--- start of Records provided ---
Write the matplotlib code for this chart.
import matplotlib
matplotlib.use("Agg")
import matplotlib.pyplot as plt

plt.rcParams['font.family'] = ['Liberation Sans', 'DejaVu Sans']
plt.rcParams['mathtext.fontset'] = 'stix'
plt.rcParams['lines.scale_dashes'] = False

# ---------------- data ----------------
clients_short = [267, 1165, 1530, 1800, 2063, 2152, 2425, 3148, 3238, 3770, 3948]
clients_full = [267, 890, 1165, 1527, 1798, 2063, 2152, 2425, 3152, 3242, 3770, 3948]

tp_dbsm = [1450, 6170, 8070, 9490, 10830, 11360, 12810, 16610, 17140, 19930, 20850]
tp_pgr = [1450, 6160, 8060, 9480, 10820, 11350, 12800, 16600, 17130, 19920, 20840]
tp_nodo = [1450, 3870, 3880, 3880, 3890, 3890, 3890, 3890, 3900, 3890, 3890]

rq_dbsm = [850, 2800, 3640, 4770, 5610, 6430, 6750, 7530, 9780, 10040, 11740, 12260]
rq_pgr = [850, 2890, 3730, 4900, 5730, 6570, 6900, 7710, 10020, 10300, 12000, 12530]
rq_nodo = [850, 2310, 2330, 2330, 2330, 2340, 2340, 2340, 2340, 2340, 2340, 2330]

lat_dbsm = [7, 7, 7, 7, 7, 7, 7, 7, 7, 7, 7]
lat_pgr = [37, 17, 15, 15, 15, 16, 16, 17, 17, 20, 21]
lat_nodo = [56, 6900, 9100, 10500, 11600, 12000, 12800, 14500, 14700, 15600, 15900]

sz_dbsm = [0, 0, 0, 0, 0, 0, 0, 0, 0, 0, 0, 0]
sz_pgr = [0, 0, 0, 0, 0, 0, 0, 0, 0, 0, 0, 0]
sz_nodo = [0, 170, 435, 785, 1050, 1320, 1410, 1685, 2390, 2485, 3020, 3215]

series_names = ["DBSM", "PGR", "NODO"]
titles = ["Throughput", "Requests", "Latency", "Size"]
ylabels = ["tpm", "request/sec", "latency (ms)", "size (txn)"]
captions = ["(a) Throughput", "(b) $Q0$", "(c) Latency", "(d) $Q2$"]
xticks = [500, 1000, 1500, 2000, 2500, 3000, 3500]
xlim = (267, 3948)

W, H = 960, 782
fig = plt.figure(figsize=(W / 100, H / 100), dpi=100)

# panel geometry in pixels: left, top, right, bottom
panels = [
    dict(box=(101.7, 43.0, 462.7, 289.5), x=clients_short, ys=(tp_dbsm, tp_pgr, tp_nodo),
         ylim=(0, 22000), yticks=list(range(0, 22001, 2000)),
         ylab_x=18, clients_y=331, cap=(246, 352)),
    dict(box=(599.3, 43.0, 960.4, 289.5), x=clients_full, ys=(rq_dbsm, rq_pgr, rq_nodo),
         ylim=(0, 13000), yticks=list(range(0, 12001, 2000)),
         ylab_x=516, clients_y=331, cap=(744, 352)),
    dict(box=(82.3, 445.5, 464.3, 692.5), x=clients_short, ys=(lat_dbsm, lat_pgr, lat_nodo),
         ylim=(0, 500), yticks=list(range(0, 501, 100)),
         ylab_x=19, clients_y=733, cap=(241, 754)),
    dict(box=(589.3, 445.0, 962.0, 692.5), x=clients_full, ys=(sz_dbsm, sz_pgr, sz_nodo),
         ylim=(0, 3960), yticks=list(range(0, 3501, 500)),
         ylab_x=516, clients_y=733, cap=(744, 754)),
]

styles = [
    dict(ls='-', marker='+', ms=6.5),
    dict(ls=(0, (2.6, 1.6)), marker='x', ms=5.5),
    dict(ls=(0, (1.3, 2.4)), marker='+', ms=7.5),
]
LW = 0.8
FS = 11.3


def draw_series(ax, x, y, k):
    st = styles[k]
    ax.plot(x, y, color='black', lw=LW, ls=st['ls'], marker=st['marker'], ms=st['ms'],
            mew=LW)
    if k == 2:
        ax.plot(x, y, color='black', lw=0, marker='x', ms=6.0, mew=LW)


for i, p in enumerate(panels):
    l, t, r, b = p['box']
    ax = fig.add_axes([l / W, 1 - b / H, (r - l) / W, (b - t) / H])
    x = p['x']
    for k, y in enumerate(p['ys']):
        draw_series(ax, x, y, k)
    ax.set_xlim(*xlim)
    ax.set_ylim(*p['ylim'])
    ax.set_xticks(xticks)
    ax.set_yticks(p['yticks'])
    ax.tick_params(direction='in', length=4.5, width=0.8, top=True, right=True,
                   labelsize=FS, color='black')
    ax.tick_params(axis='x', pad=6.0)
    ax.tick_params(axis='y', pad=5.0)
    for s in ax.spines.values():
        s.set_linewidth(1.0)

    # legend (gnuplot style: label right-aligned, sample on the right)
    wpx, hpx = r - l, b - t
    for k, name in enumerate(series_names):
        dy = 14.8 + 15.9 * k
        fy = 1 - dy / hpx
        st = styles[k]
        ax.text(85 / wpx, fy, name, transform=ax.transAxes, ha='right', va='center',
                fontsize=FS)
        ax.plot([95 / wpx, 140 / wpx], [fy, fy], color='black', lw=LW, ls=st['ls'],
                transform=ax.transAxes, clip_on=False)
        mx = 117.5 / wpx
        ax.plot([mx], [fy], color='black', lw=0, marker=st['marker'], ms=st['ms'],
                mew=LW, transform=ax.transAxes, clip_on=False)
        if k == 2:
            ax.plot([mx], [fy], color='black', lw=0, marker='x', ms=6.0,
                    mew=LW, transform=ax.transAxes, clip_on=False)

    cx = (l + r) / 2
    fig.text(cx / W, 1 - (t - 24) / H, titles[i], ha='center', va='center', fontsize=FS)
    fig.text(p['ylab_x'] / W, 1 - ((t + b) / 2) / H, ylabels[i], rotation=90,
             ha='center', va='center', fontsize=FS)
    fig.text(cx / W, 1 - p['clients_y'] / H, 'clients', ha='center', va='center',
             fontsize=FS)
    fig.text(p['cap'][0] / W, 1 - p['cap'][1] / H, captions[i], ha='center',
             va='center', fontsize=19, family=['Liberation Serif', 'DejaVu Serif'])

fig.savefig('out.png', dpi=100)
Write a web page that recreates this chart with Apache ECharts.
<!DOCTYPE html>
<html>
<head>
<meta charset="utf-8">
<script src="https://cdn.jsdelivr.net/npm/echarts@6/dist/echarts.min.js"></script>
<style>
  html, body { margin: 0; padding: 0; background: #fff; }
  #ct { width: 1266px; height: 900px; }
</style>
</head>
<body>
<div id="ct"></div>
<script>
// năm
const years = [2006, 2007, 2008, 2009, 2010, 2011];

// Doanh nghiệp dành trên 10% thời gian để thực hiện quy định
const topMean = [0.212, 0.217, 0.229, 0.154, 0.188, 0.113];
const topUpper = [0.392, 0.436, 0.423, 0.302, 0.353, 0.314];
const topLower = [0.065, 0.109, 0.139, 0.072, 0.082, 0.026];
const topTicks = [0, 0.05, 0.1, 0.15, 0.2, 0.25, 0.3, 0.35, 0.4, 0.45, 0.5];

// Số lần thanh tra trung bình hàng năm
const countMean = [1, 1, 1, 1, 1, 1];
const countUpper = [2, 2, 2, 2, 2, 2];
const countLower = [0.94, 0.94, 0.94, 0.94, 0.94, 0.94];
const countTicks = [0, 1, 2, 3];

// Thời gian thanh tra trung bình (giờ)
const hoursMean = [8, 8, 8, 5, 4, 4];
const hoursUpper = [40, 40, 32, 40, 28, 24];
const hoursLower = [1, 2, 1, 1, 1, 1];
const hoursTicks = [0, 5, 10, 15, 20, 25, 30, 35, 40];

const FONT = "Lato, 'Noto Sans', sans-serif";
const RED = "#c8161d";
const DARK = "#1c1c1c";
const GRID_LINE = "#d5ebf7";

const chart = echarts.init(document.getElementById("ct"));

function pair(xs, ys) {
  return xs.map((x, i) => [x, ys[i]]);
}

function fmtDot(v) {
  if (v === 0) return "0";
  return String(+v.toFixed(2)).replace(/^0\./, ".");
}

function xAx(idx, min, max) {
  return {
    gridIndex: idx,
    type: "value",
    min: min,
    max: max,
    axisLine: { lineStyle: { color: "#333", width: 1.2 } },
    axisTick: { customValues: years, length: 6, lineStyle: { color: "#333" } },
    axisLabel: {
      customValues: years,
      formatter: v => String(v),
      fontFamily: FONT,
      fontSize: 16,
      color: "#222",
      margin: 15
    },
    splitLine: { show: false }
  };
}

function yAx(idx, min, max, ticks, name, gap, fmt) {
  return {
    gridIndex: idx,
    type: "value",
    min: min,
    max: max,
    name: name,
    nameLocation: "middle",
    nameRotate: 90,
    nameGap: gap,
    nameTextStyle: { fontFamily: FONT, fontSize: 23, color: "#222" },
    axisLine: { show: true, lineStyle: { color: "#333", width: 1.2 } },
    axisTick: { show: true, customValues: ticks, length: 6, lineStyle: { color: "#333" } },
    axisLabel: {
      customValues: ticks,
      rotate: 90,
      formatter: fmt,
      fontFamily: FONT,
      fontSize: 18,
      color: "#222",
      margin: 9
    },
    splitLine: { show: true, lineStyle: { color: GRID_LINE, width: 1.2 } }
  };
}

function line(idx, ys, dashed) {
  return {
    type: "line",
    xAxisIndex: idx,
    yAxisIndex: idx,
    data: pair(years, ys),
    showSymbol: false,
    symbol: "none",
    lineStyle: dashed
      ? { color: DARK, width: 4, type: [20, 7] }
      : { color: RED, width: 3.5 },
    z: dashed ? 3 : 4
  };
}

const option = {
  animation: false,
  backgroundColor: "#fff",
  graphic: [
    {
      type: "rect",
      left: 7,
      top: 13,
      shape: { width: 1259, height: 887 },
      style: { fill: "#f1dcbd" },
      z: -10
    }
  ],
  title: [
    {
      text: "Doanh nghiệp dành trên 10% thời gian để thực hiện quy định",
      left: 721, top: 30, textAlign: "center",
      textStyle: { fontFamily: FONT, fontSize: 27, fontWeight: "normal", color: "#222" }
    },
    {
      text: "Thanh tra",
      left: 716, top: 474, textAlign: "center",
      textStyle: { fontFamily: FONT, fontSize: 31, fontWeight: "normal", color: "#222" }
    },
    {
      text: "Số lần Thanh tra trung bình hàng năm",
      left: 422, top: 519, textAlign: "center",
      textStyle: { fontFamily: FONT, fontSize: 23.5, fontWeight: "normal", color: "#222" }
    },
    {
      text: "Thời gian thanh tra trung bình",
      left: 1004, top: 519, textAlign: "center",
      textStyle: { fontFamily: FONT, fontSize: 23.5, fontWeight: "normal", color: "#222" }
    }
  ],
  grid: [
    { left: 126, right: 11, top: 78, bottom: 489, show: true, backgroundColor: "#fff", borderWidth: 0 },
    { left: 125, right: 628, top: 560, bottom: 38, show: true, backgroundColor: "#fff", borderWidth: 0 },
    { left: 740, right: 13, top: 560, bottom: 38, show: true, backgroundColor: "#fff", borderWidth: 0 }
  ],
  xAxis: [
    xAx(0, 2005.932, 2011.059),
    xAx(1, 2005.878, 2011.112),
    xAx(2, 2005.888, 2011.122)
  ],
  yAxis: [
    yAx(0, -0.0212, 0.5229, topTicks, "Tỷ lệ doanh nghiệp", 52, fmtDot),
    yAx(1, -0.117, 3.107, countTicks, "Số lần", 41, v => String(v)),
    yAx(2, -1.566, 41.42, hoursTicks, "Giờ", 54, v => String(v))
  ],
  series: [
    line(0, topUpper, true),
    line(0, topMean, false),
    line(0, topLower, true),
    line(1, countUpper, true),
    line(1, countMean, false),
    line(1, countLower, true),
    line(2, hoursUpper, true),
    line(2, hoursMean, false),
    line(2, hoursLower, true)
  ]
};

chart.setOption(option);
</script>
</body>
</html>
--- end of Records provided ---
Start with the line that holds "Write a web" and finish with the line that holds "30, 35, 40];". Transcribe each line in between exactly, and those two as well.

*Task answer*.
Write a web page that recreates this chart with Apache ECharts.
<!DOCTYPE html>
<html>
<head>
<meta charset="utf-8">
<script src="https://cdn.jsdelivr.net/npm/echarts@6/dist/echarts.min.js"></script>
<style>
  html, body { margin: 0; padding: 0; background: #fff; }
  #ct { width: 1266px; height: 900px; }
</style>
</head>
<body>
<div id="ct"></div>
<script>
// năm
const years = [2006, 2007, 2008, 2009, 2010, 2011];

// Doanh nghiệp dành trên 10% thời gian để thực hiện quy định
const topMean = [0.212, 0.217, 0.229, 0.154, 0.188, 0.113];
const topUpper = [0.392, 0.436, 0.423, 0.302, 0.353, 0.314];
const topLower = [0.065, 0.109, 0.139, 0.072, 0.082, 0.026];
const topTicks = [0, 0.05, 0.1, 0.15, 0.2, 0.25, 0.3, 0.35, 0.4, 0.45, 0.5];

// Số lần thanh tra trung bình hàng năm
const countMean = [1, 1, 1, 1, 1, 1];
const countUpper = [2, 2, 2, 2, 2, 2];
const countLower = [0.94, 0.94, 0.94, 0.94, 0.94, 0.94];
const countTicks = [0, 1, 2, 3];

// Thời gian thanh tra trung bình (giờ)
const hoursMean = [8, 8, 8, 5, 4, 4];
const hoursUpper = [40, 40, 32, 40, 28, 24];
const hoursLower = [1, 2, 1, 1, 1, 1];
const hoursTicks = [0, 5, 10, 15, 20, 25, 30, 35, 40];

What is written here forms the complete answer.